Stored data:
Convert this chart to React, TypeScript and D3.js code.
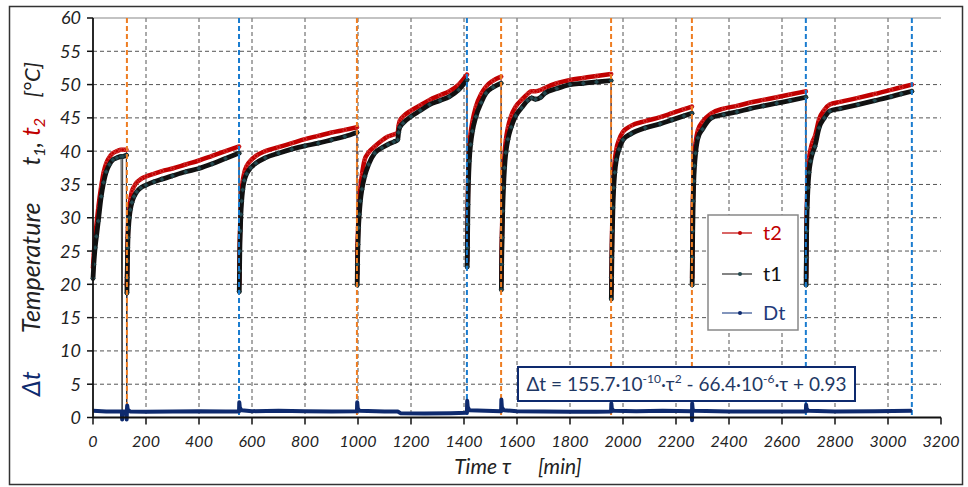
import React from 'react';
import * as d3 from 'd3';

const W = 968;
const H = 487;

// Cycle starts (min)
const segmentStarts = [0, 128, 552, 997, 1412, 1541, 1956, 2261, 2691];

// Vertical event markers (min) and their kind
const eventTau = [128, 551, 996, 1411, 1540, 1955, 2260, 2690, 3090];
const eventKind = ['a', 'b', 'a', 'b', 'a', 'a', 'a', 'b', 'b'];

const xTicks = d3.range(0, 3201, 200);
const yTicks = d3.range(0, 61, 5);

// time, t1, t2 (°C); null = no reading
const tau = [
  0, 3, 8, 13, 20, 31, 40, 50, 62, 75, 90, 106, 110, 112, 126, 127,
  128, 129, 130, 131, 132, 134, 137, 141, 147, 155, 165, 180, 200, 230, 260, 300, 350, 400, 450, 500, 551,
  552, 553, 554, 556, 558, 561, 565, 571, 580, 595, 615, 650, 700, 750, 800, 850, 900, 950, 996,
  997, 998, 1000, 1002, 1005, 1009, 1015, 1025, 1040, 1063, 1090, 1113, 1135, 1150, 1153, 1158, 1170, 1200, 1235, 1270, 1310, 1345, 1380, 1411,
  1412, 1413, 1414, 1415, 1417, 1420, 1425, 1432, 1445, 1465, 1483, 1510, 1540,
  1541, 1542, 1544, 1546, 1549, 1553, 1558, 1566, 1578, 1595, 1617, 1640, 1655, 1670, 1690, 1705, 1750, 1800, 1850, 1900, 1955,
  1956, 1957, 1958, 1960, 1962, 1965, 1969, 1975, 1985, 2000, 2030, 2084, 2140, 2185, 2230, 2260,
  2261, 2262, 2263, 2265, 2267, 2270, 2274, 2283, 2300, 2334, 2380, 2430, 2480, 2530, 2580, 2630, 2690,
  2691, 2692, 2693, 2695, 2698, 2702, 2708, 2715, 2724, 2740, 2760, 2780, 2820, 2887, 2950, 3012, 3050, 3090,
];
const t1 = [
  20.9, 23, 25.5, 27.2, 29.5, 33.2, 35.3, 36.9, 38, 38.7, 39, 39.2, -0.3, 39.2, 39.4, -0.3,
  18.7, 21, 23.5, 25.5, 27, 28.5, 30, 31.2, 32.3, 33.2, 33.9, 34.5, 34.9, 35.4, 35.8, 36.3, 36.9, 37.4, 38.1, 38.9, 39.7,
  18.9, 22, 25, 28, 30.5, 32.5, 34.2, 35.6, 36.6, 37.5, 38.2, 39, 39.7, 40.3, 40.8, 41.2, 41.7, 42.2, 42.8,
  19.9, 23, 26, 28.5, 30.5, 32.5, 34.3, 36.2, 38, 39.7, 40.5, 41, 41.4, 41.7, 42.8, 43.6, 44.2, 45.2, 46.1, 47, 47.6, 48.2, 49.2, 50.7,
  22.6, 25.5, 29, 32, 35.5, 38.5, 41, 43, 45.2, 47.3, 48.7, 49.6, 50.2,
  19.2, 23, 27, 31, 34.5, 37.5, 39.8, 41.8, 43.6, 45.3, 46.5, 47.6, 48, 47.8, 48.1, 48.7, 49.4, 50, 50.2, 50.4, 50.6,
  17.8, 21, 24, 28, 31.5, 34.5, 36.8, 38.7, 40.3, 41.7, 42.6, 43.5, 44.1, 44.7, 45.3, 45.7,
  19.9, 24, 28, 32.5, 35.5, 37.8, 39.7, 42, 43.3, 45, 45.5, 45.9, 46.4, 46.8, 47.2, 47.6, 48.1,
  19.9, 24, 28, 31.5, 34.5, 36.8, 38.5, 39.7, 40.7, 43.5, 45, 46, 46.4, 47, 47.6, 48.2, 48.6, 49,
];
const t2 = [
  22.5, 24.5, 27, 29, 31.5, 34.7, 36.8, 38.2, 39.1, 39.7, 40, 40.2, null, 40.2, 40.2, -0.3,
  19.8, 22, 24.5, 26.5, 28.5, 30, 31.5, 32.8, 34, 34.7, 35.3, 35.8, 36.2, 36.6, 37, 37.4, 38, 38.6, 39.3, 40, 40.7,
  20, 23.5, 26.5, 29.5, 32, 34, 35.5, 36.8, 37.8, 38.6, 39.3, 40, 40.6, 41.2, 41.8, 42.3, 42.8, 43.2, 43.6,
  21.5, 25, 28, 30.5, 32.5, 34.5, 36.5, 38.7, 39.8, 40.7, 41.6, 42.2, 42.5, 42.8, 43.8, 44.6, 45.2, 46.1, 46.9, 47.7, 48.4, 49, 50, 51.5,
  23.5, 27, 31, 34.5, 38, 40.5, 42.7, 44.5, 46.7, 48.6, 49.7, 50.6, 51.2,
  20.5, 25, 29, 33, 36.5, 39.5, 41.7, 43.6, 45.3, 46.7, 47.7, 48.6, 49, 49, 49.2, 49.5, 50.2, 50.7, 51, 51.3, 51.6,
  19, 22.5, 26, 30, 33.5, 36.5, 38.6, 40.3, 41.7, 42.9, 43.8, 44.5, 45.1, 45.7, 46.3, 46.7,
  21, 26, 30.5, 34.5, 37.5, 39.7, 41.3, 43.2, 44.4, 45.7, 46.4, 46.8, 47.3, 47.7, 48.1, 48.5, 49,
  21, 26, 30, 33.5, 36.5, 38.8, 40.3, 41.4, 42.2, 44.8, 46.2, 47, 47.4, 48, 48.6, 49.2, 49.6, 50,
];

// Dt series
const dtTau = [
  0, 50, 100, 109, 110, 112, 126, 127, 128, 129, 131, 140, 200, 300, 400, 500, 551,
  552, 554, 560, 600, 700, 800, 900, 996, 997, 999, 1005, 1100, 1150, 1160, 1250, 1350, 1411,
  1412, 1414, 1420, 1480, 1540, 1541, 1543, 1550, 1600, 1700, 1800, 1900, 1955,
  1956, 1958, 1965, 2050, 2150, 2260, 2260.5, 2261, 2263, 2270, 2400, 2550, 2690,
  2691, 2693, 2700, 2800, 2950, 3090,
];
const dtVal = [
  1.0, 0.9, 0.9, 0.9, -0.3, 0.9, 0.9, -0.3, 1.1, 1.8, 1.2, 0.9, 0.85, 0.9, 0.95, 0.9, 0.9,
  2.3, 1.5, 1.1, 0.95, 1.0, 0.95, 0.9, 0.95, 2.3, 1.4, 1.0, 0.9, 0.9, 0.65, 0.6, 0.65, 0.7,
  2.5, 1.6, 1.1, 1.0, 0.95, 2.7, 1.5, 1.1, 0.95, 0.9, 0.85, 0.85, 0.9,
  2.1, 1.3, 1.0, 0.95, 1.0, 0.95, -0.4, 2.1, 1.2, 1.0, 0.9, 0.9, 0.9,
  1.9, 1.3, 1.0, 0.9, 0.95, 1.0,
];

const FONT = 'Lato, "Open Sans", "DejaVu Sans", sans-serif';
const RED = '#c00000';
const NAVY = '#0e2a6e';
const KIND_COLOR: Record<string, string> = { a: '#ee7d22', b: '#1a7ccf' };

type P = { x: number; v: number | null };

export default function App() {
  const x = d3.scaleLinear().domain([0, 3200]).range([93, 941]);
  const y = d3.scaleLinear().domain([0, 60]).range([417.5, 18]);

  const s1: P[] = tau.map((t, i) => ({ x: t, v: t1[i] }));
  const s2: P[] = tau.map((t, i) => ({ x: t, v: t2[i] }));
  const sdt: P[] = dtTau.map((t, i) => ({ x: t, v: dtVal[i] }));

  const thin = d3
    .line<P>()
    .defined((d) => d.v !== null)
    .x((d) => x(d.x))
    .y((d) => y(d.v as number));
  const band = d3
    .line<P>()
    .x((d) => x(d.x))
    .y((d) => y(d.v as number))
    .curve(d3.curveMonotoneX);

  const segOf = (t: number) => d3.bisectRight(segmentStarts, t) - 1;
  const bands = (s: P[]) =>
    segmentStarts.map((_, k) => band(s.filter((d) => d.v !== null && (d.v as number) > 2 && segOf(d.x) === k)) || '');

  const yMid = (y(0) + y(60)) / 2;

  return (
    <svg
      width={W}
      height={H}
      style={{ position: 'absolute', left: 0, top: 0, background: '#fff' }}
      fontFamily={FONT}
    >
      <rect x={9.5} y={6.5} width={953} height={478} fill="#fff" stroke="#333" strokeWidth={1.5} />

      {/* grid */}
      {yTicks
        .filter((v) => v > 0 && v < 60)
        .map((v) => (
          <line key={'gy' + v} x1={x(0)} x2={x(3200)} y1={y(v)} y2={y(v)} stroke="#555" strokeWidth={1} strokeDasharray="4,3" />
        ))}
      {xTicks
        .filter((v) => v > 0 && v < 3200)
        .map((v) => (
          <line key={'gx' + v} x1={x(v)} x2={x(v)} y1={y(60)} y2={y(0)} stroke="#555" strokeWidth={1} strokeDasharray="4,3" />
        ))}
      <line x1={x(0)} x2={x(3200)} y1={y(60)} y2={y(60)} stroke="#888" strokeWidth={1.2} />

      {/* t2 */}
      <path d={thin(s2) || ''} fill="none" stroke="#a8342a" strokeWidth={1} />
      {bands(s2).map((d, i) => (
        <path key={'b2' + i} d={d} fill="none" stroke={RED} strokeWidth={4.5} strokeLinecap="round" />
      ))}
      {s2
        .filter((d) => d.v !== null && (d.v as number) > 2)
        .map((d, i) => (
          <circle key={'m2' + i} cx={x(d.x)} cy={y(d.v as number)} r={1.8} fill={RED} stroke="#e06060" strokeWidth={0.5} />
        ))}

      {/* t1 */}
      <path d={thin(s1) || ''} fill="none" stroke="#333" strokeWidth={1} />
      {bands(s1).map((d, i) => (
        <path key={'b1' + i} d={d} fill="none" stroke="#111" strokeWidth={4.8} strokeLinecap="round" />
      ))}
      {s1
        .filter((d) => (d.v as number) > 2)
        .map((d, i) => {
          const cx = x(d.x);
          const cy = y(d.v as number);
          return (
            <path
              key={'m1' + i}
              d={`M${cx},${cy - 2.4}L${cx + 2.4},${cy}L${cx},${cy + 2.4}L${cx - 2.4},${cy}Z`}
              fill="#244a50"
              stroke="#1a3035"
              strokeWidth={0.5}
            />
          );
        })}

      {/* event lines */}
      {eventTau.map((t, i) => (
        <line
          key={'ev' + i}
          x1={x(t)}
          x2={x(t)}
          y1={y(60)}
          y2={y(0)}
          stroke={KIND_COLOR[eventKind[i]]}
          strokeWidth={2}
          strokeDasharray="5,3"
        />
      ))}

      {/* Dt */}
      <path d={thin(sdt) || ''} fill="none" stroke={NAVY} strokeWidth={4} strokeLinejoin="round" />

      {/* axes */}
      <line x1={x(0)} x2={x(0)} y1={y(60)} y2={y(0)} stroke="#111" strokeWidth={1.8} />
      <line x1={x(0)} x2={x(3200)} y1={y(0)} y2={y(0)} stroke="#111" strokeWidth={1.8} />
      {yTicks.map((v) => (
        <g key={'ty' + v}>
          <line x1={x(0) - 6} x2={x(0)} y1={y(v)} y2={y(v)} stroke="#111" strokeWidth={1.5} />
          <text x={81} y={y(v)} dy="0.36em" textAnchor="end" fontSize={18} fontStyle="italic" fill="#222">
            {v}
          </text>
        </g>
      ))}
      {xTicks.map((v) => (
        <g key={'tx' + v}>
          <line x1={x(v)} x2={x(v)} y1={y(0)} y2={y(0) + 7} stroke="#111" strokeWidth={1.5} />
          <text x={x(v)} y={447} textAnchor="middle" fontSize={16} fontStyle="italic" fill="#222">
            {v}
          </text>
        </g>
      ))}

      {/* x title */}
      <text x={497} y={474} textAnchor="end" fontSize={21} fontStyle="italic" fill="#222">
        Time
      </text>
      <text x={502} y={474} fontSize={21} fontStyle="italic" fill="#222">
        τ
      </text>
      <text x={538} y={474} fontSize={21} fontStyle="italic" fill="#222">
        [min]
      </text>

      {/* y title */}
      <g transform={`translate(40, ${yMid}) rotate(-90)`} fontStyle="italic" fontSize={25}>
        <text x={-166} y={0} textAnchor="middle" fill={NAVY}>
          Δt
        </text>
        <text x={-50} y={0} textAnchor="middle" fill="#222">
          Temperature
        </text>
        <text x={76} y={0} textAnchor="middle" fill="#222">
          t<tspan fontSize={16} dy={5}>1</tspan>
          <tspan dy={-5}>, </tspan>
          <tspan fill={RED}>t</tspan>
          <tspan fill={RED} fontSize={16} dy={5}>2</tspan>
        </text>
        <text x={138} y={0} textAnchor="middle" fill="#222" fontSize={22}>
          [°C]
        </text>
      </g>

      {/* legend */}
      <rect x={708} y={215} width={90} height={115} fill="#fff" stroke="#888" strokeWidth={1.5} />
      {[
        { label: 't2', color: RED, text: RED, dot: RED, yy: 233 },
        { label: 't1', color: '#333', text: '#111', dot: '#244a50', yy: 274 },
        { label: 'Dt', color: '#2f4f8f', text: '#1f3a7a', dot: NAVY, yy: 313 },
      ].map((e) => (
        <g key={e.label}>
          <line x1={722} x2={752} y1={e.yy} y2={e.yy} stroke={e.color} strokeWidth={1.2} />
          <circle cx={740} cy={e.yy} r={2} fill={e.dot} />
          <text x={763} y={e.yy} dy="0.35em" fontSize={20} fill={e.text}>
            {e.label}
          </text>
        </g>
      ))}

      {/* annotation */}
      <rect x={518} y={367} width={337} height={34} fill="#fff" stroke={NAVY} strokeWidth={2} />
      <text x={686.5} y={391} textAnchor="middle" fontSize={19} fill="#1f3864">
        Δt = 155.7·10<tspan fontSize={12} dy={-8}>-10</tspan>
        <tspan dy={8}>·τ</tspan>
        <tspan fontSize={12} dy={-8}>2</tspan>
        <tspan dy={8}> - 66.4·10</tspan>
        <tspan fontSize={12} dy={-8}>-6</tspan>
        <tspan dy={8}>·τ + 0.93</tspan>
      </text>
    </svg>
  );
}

Problem requirements: Return, unchanged, the lines from the first line of the material through the line that holds "1956, 2261, 2691];", inclusive, omitting pictures.

Solved exercise:
Convert this chart to React, TypeScript and D3.js code.
import React from 'react';
import * as d3 from 'd3';

const W = 968;
const H = 487;

// Cycle starts (min)
const segmentStarts = [0, 128, 552, 997, 1412, 1541, 1956, 2261, 2691];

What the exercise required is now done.